__Written instruction__:
Copy the data that follows exactly. Include no pictures.

__Data shown__:
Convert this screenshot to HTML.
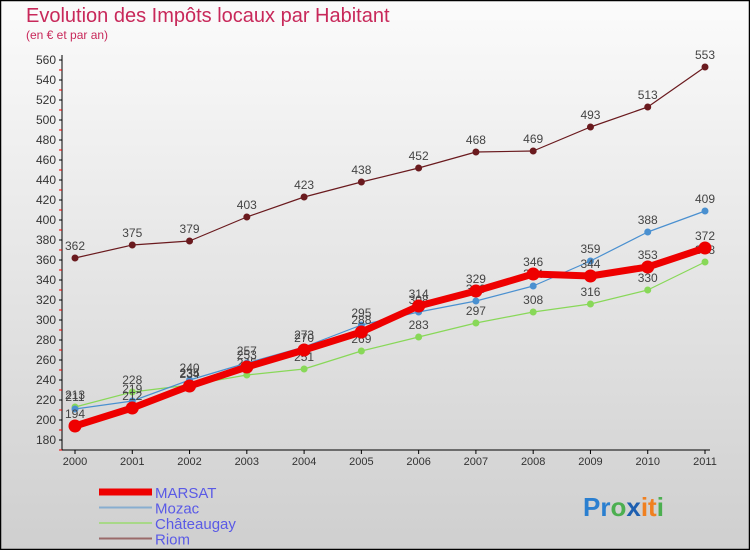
<!DOCTYPE html>
<html><head><meta charset="utf-8"><style>
body{margin:0}
#wrap{width:750px;height:550px;position:relative;overflow:hidden;font-family:"Liberation Sans",sans-serif}
</style></head><body>
<div id="wrap">
<svg id="svg" width="750" height="550" xmlns="http://www.w3.org/2000/svg">
<defs><linearGradient id="bg" x1="0" y1="0" x2="0" y2="1"><stop offset="0" stop-color="#fbfbfb"/><stop offset="1" stop-color="#cfcfcf"/></linearGradient></defs>
<rect x="0.5" y="0.5" width="749" height="549" fill="url(#bg)" stroke="#000" stroke-width="1.5"/>
<text x="26" y="22" font-size="20" fill="#c8285a">Evolution des Impôts locaux par Habitant</text>
<text x="26" y="39" font-size="12" fill="#c8285a">(en € et par an)</text>
<g id="axes"></g><g id="series"></g><g id="legend"></g>
<text x="583" y="516" font-size="26" font-weight="bold"><tspan fill="#2a7fd0">Pr</tspan><tspan fill="#4caf50">o</tspan><tspan fill="#1e5fb0">x</tspan><tspan fill="#f08020">it</tspan><tspan fill="#4caf50">i</tspan></text>
</svg>
</div>
<script>
const years=[2000,2001,2002,2003,2004,2005,2006,2007,2008,2009,2010,2011];
const yTicks=[180,200,220,240,260,280,300,320,340,360,380,400,420,440,460,480,500,520,540,560];
const marsat=[194,212,234,253,270,288,314,329,346,344,353,372];
const mozac=[211,219,240,257,273,295,308,319,334,359,388,409];
const chateaugay=[213,228,235,245,251,269,283,297,308,316,330,358];
const riom=[362,375,379,403,423,438,452,468,469,493,513,553];
const seriesNames=["MARSAT","Mozac","Châteaugay","Riom"];
const NS="http://www.w3.org/2000/svg";
function xs(i){return 75+i*(705-75)/(years.length-1);}
function ys(v){return 440-(v-180)*(380/380);}
function mk(tag,attrs,parent){const e=document.createElementNS(NS,tag);for(const k in attrs)e.setAttribute(k,attrs[k]);parent.appendChild(e);return e;}
const axes=document.getElementById('axes');
let yl=mk('line',{x1:62,y1:55,x2:62,y2:450,stroke:'#000'},axes);


let xl=mk('line',{x1:62,y1:450,x2:710,y2:450,stroke:'#000'},axes);


yTicks.forEach(v=>{
 const y=ys(v);
 mk('line',{x1:59,y1:y,x2:62,y2:y,stroke:'#000'},axes);
 mk('line',{x1:59,y1:y+10,x2:62,y2:y+10,stroke:'#e00'},axes);
 const t=mk('text',{x:56,y:y+4,'font-size':12,fill:'#333','text-anchor':'end'},axes);
 t.textContent=v;
 
 
});
years.forEach((yr,i)=>{
 const x=xs(i);
 mk('line',{x1:x,y1:450,x2:x,y2:454,stroke:'#000'},axes);
 const t=mk('text',{x:x,y:465,'font-size':11,fill:'#333','text-anchor':'middle'},axes);
 t.textContent=yr;
 
 
});
const sg=document.getElementById('series');
function draw(data,color,w,r,name){
 const g=mk('g',{},sg);
 
 
 const p=mk('polyline',{points:data.map((v,i)=>xs(i)+','+ys(v)).join(' '),fill:'none',stroke:color,'stroke-width':w,'stroke-linejoin':'round'},g);
 
 
 data.forEach((v,i)=>{
  const c=mk('circle',{cx:xs(i),cy:ys(v),r:r,fill:color},g);
  
  
  const t=mk('text',{x:xs(i),y:ys(v)-8,'font-size':12,fill:'#444','text-anchor':'middle'},g);
  t.textContent=v;
  
  
 });
}
draw(riom,'#6a1a1e',1.2,3.5,'riom');
draw(chateaugay,'#88d858',1.2,3.5,'chateaugay');
draw(mozac,'#4a90d0',1.2,3.5,'mozac');
draw(marsat,'#ee0000',7,6.5,'marsat');
const lg=document.getElementById('legend');
const lcol=['#ee0000','#88aed0','#a8d888','#9a6a6a'];
const lw=[7,2,2,2];
seriesNames.forEach((n,i)=>{
 const y=492+i*15.5;
 const l=mk('line',{x1:99,y1:y,x2:152,y2:y,stroke:lcol[i],'stroke-width':lw[i]},lg);
 
 
 const t=mk('text',{x:155,y:y+6,'font-size':15,fill:'#5a5ae6'},lg);
 t.textContent=n;
 
 
});
</script>
</body></html>
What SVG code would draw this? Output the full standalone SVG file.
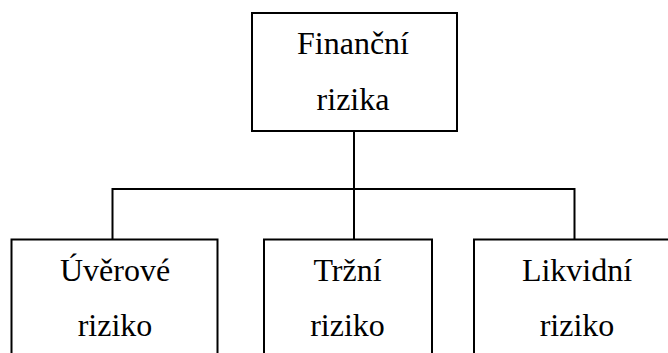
<svg xmlns="http://www.w3.org/2000/svg" width="668" height="353" viewBox="0 0 668 353">
  <style>
    .box { fill: #ffffff; stroke: #000000; stroke-width: 2; }
    .wire { fill: none; stroke: #000000; stroke-width: 2; }
    .label { font-family: 'Liberation Serif', Tinos, 'Times New Roman', Times, 'Nimbus Roman', 'DejaVu Serif', serif; font-size: 32px; fill: #000000; text-anchor: middle; }
  </style>
  <rect x="0" y="0" width="668" height="353" fill="#ffffff"/>

  <g id="connectors">
    <line class="wire" x1="354" y1="131" x2="354" y2="239"/>
    <polyline class="wire" points="112.5,239.5 112.5,189 574.5,189 574.5,239.5"/>
  </g>

  <g id="financni-rizika">
    <rect class="box" x="252" y="13" width="205" height="118"/>
    <text class="label" x="353" y="54">Finanční</text>
    <text class="label" x="353" y="110">rizika</text>
  </g>

  <g id="uverove-riziko">
    <rect class="box" x="11.5" y="239.5" width="206" height="130"/>
    <text class="label" x="115" y="281">Úvěrové</text>
    <text class="label" x="115" y="336">riziko</text>
  </g>

  <g id="trzni-riziko">
    <rect class="box" x="264" y="239.5" width="168" height="130"/>
    <text class="label" x="347.5" y="281">Tržní</text>
    <text class="label" x="347.5" y="336">riziko</text>
  </g>

  <g id="likvidni-riziko">
    <rect class="box" x="474" y="239.5" width="210" height="130"/>
    <text class="label" x="577" y="281">Likvidní</text>
    <text class="label" x="577" y="336">riziko</text>
  </g>
</svg>
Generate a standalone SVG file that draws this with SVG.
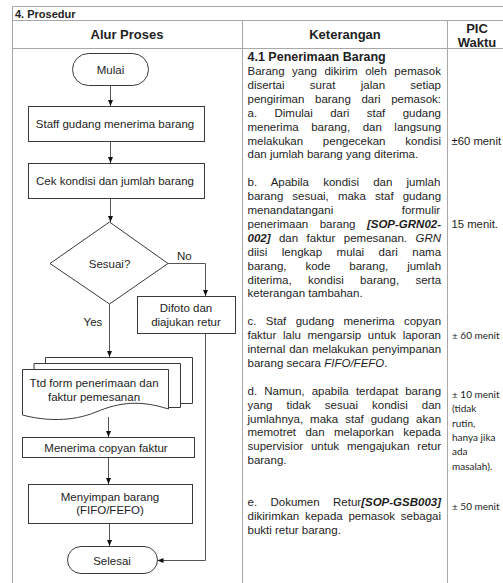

__Response to this task__:
Convert this screenshot to HTML.
<!DOCTYPE html>
<html><head><meta charset="utf-8"><style>
body{margin:0}
#wrap{width:750px;height:550px;position:relative;overflow:hidden;font-family:"Liberation Sans",sans-serif}
</style></head><body>
<div id="wrap">
<svg id="svg" width="750" height="550" xmlns="http://www.w3.org/2000/svg">
<defs><linearGradient id="bg" x1="0" y1="0" x2="0" y2="1"><stop offset="0" stop-color="#fbfbfb"/><stop offset="1" stop-color="#cfcfcf"/></linearGradient></defs>
<rect x="0.5" y="0.5" width="749" height="549" fill="url(#bg)" stroke="#000" stroke-width="1.5"/>
<text x="26" y="22" font-size="20" fill="#c8285a">Evolution des Impôts locaux par Habitant</text>
<text x="26" y="39" font-size="12" fill="#c8285a">(en € et par an)</text>
<g id="axes"></g><g id="series"></g><g id="legend"></g>
<text x="583" y="516" font-size="26" font-weight="bold"><tspan fill="#2a7fd0">Pr</tspan><tspan fill="#4caf50">o</tspan><tspan fill="#1e5fb0">x</tspan><tspan fill="#f08020">it</tspan><tspan fill="#4caf50">i</tspan></text>
</svg>
</div>
<script>
const years=[2000,2001,2002,2003,2004,2005,2006,2007,2008,2009,2010,2011];
const yTicks=[180,200,220,240,260,280,300,320,340,360,380,400,420,440,460,480,500,520,540,560];
const marsat=[194,212,234,253,270,288,314,329,346,344,353,372];
const mozac=[211,219,240,257,273,295,308,319,334,359,388,409];
const chateaugay=[213,228,235,245,251,269,283,297,308,316,330,358];
const riom=[362,375,379,403,423,438,452,468,469,493,513,553];
const seriesNames=["MARSAT","Mozac","Châteaugay","Riom"];
const NS="http://www.w3.org/2000/svg";
function xs(i){return 75+i*(705-75)/(years.length-1);}
function ys(v){return 440-(v-180)*(380/380);}
function mk(tag,attrs,parent){const e=document.createElementNS(NS,tag);for(const k in attrs)e.setAttribute(k,attrs[k]);parent.appendChild(e);return e;}
const axes=document.getElementById('axes');
let yl=mk('line',{x1:62,y1:55,x2:62,y2:450,stroke:'#000'},axes);


let xl=mk('line',{x1:62,y1:450,x2:710,y2:450,stroke:'#000'},axes);


yTicks.forEach(v=>{
 const y=ys(v);
 mk('line',{x1:59,y1:y,x2:62,y2:y,stroke:'#000'},axes);
 mk('line',{x1:59,y1:y+10,x2:62,y2:y+10,stroke:'#e00'},axes);
 const t=mk('text',{x:56,y:y+4,'font-size':12,fill:'#333','text-anchor':'end'},axes);
 t.textContent=v;
 
 
});
years.forEach((yr,i)=>{
 const x=xs(i);
 mk('line',{x1:x,y1:450,x2:x,y2:454,stroke:'#000'},axes);
 const t=mk('text',{x:x,y:465,'font-size':11,fill:'#333','text-anchor':'middle'},axes);
 t.textContent=yr;
 
 
});
const sg=document.getElementById('series');
function draw(data,color,w,r,name){
 const g=mk('g',{},sg);
 
 
 const p=mk('polyline',{points:data.map((v,i)=>xs(i)+','+ys(v)).join(' '),fill:'none',stroke:color,'stroke-width':w,'stroke-linejoin':'round'},g);
 
 
 data.forEach((v,i)=>{
  const c=mk('circle',{cx:xs(i),cy:ys(v),r:r,fill:color},g);
  
  
  const t=mk('text',{x:xs(i),y:ys(v)-8,'font-size':12,fill:'#444','text-anchor':'middle'},g);
  t.textContent=v;
  
  
 });
}
draw(riom,'#6a1a1e',1.2,3.5,'riom');
draw(chateaugay,'#88d858',1.2,3.5,'chateaugay');
draw(mozac,'#4a90d0',1.2,3.5,'mozac');
draw(marsat,'#ee0000',7,6.5,'marsat');
const lg=document.getElementById('legend');
const lcol=['#ee0000','#88aed0','#a8d888','#9a6a6a'];
const lw=[7,2,2,2];
seriesNames.forEach((n,i)=>{
 const y=492+i*15.5;
 const l=mk('line',{x1:99,y1:y,x2:152,y2:y,stroke:lcol[i],'stroke-width':lw[i]},lg);
 
 
 const t=mk('text',{x:155,y:y+6,'font-size':15,fill:'#5a5ae6'},lg);
 t.textContent=n;
 
 
});
</script>
</body></html>
What SVG code would draw this? Output the full standalone SVG file.
<svg xmlns="http://www.w3.org/2000/svg" width="668" height="353" viewBox="0 0 668 353">
  <style>
    .box { fill: #ffffff; stroke: #000000; stroke-width: 2; }
    .wire { fill: none; stroke: #000000; stroke-width: 2; }
    .label { font-family: 'Liberation Serif', Tinos, 'Times New Roman', Times, 'Nimbus Roman', 'DejaVu Serif', serif; font-size: 32px; fill: #000000; text-anchor: middle; }
  </style>
  <rect x="0" y="0" width="668" height="353" fill="#ffffff"/>

  <g id="connectors">
    <line class="wire" x1="354" y1="131" x2="354" y2="239"/>
    <polyline class="wire" points="112.5,239.5 112.5,189 574.5,189 574.5,239.5"/>
  </g>

  <g id="financni-rizika">
    <rect class="box" x="252" y="13" width="205" height="118"/>
    <text class="label" x="353" y="54">Finanční</text>
    <text class="label" x="353" y="110">rizika</text>
  </g>

  <g id="uverove-riziko">
    <rect class="box" x="11.5" y="239.5" width="206" height="130"/>
    <text class="label" x="115" y="281">Úvěrové</text>
    <text class="label" x="115" y="336">riziko</text>
  </g>

  <g id="trzni-riziko">
    <rect class="box" x="264" y="239.5" width="168" height="130"/>
    <text class="label" x="347.5" y="281">Tržní</text>
    <text class="label" x="347.5" y="336">riziko</text>
  </g>

  <g id="likvidni-riziko">
    <rect class="box" x="474" y="239.5" width="210" height="130"/>
    <text class="label" x="577" y="281">Likvidní</text>
    <text class="label" x="577" y="336">riziko</text>
  </g>
</svg>
Generate a standalone SVG file that draws this with SVG.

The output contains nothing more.